Su cabello estaba perfectamente atado en un rodete y se había puesto una pequeña corona de flores al rededor de la cabeza. El vestido blanco y amarillo le rozaba las rodillas. Las puntas estaban atadas perfectamente hasta su tobillo y una pequeña parte de la cinta le rozaba la suela.
Con su hermana en la primera fila y su pequeña hija en brazos de la directora, comenzó a bailar. Se desplegaba con suma elegancia a lo largo de todo el escenario. Hacía piruetas y trucos que solo con años de práctica se lograban completar. Había dispuesto su vida a la danza y en ese momento sintió que todo el esfuerzo había valido la pena. Su rostro irradiaba felicidad y emoción. Los que la conocían podían ver el orgullo en cada uno de sus pasos.
Luego de dos minutos aquella cinta que le rozaba la suela comenzó a molestar.
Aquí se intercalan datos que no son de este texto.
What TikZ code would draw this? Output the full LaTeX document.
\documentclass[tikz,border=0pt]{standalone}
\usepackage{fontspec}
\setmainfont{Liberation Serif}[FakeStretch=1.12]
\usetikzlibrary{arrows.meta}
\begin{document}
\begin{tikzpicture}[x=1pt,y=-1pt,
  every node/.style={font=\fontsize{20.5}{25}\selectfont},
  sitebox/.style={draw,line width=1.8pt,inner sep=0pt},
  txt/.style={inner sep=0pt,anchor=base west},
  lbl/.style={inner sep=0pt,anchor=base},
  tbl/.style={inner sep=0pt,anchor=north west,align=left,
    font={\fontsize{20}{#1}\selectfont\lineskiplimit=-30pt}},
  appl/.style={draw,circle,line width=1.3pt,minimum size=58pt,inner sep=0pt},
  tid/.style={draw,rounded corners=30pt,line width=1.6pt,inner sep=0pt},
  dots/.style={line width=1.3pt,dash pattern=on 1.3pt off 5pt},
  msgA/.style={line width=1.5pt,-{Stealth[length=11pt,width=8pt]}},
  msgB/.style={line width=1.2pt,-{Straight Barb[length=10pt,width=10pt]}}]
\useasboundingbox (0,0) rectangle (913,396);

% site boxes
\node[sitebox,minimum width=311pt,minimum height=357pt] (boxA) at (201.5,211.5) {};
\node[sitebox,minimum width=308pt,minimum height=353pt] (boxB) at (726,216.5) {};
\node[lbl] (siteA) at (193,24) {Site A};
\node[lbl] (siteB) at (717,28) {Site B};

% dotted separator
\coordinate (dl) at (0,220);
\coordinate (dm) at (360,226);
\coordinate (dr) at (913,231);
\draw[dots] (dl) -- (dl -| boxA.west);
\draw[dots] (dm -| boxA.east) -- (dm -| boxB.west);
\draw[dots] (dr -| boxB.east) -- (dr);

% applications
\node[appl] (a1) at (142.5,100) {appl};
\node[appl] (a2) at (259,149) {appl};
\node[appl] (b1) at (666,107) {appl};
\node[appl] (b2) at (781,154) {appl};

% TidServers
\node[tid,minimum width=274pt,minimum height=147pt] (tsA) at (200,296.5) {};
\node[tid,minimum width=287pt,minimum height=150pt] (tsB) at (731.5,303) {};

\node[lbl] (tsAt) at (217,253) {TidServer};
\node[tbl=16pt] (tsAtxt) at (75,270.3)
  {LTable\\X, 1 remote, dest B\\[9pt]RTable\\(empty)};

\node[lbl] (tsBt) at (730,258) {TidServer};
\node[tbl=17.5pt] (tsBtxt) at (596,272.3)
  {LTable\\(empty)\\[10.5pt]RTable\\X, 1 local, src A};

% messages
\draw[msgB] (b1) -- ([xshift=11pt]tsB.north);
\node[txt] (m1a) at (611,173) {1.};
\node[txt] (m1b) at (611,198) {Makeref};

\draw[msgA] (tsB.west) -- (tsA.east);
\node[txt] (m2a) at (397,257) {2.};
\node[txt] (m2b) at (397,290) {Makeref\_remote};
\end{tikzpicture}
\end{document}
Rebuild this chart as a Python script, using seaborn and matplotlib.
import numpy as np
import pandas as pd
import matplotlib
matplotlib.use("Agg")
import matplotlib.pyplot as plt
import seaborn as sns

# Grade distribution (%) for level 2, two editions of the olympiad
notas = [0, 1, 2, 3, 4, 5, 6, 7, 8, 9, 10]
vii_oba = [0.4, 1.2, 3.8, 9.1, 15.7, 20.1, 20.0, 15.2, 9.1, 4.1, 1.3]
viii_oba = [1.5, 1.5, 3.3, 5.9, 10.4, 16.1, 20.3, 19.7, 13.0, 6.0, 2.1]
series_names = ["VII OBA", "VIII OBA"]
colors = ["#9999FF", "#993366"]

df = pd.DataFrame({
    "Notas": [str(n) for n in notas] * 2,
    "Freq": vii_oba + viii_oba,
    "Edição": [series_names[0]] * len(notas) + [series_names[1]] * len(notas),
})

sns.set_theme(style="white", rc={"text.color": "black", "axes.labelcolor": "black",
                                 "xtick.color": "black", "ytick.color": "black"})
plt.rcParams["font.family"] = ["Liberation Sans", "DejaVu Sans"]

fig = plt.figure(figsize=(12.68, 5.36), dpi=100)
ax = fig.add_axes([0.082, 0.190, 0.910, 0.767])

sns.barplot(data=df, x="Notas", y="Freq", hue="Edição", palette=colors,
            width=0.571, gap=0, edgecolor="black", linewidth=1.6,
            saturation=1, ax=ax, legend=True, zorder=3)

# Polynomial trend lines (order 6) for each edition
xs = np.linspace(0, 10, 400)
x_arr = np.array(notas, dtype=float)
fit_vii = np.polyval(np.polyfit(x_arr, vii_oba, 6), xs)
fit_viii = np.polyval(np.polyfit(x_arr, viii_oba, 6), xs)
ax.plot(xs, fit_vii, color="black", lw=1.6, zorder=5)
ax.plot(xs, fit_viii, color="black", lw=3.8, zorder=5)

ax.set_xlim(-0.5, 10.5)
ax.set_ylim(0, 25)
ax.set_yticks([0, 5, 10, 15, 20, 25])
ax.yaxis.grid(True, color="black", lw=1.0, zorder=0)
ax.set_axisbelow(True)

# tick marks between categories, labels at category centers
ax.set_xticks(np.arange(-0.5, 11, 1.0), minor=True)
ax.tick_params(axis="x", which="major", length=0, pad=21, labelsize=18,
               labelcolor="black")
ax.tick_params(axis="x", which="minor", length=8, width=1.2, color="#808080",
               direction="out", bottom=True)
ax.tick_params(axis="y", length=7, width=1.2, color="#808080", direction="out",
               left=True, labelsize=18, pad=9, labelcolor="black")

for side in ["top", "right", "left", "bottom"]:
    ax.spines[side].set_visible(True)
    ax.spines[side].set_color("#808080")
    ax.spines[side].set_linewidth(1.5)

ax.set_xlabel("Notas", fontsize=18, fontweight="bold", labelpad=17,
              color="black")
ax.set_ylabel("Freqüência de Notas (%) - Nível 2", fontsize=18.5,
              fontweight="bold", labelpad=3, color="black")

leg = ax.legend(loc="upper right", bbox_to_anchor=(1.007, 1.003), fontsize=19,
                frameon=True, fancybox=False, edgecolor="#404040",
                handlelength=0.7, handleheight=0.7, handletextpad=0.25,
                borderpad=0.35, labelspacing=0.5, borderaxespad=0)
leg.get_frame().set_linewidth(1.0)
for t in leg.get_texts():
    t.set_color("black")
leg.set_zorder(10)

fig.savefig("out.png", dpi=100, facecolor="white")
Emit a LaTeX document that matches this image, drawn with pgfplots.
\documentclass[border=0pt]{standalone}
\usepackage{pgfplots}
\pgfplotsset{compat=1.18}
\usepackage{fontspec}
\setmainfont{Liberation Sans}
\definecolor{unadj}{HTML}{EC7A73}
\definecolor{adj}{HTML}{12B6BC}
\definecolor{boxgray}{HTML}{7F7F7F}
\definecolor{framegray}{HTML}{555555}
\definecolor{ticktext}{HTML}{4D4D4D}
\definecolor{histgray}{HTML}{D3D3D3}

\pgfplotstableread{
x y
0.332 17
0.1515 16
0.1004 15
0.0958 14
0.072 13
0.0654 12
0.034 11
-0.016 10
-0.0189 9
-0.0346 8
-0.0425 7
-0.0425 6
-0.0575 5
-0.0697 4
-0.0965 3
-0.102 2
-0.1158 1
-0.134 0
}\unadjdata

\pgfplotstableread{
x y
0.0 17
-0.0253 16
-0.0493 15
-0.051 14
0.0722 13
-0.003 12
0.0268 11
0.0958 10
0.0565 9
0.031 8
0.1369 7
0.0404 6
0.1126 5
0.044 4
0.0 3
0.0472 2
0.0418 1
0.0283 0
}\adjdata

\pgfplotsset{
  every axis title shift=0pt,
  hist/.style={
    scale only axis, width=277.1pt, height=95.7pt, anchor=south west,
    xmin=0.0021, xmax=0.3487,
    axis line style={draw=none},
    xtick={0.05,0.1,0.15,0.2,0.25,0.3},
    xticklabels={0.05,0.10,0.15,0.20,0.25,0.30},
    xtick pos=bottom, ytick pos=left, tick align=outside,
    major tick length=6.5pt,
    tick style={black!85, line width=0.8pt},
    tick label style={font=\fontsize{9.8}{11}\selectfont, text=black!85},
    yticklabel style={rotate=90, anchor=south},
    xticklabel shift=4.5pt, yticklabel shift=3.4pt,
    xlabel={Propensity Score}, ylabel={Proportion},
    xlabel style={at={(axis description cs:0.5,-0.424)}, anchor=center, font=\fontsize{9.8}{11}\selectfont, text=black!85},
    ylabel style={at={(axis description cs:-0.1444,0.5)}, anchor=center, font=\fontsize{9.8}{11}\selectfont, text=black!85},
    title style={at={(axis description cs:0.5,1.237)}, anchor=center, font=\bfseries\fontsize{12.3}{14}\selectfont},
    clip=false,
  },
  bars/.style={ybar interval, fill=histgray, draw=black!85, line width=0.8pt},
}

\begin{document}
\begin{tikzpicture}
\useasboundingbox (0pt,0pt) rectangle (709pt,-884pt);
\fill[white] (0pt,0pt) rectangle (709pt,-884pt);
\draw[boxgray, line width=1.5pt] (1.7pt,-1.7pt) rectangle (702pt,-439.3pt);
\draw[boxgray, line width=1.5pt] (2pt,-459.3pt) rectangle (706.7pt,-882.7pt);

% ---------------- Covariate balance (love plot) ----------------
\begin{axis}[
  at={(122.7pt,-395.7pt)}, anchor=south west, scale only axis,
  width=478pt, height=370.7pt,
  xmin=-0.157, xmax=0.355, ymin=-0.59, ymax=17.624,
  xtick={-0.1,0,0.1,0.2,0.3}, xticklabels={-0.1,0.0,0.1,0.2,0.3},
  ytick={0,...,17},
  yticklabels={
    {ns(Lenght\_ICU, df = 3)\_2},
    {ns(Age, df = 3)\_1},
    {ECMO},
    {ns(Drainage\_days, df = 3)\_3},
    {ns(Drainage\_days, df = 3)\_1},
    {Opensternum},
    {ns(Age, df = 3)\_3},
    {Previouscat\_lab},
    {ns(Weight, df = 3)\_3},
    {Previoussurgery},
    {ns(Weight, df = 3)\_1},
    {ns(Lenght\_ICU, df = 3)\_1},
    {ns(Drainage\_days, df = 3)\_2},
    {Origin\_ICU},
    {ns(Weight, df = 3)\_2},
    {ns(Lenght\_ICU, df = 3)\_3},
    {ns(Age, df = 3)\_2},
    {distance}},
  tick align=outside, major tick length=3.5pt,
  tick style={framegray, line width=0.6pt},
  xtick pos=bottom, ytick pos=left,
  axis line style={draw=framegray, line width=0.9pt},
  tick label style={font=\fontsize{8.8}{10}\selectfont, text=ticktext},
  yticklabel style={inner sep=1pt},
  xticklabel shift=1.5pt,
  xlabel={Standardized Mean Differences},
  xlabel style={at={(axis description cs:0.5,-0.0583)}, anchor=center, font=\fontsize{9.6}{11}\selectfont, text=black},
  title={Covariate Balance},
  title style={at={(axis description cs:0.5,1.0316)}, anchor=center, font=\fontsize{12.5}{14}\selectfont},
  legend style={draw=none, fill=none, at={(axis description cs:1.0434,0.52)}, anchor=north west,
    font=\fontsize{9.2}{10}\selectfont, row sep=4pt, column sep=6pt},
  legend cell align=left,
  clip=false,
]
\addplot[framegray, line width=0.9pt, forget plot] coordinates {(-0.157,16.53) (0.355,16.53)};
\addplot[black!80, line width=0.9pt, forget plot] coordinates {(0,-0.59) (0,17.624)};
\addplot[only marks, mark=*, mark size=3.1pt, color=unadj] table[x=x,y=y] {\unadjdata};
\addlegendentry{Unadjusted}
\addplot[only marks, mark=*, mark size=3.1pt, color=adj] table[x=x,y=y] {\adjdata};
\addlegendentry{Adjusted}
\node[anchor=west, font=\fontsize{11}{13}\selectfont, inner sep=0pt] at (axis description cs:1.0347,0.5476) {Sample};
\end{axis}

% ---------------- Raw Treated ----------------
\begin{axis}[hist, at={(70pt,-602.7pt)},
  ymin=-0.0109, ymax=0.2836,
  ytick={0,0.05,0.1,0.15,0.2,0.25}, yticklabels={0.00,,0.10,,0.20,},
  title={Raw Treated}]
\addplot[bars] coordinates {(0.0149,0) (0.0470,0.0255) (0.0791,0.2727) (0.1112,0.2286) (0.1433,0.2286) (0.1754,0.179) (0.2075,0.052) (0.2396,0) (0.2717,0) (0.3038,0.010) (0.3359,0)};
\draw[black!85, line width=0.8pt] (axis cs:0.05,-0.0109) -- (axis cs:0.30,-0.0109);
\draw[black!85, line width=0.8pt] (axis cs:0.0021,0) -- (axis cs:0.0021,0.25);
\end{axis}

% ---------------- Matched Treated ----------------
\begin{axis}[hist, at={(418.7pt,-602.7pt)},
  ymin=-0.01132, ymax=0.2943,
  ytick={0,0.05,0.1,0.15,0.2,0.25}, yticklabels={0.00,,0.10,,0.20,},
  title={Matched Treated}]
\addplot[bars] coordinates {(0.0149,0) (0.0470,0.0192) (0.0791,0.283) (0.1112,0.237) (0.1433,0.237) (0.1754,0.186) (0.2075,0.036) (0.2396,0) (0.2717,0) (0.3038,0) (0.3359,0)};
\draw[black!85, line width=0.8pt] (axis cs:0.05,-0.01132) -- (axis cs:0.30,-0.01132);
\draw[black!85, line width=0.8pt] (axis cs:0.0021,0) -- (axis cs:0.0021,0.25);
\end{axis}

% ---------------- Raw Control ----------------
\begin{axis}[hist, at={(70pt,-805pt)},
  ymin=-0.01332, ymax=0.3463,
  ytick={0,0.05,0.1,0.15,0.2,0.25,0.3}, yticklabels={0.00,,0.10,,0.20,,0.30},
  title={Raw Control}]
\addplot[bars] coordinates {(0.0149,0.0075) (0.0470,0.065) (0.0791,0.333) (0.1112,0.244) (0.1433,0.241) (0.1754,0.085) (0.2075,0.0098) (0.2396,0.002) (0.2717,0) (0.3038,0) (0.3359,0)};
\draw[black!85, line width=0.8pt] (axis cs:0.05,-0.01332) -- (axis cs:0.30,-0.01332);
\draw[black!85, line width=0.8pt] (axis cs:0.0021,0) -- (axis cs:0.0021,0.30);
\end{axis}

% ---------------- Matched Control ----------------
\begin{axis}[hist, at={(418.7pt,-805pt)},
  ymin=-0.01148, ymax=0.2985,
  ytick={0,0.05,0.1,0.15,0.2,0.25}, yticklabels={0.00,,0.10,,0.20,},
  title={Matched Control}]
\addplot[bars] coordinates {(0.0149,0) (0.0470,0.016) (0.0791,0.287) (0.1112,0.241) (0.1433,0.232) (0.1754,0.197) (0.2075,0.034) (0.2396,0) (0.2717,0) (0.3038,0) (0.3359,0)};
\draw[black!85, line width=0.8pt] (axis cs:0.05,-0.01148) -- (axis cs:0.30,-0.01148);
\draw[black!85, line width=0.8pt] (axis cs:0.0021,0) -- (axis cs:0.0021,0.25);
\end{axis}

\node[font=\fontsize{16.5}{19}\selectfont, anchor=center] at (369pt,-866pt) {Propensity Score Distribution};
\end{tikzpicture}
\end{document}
Se trabó en un par de giros y rogó para que el público conocedor no se percatara de ello. Le habían advertido de los fallos del piso, algunas maderas estaban salidas y le aconsejaron posponer la función para una semana más adelante. Ella no quiso fallarle a su público.
Cayó. Fue un golpe seco en la nuca. Su pie quedo enroscado en una tabla del escenario y las muñecas se le fueron hacia atrás. El dolor era incesante. La ambulancia se dirigía con rapidez hacia el hospital, pero ella veía cada vez menos.
De pronto vio negro y solo pudo pensar. Pensar en su carrera, en su hija, en su hermana, en sus futuros proyectos, en los premios, en el público. Dejó de pensar, dejó de ver.
Su cuerpo quedó tendido sobre la camilla, pero su alma seguía bailando por las calles de la ciudad. Habría sido un honor verla bailar, solo espero que los testigos fueran conscientes del arte que habían presenciado.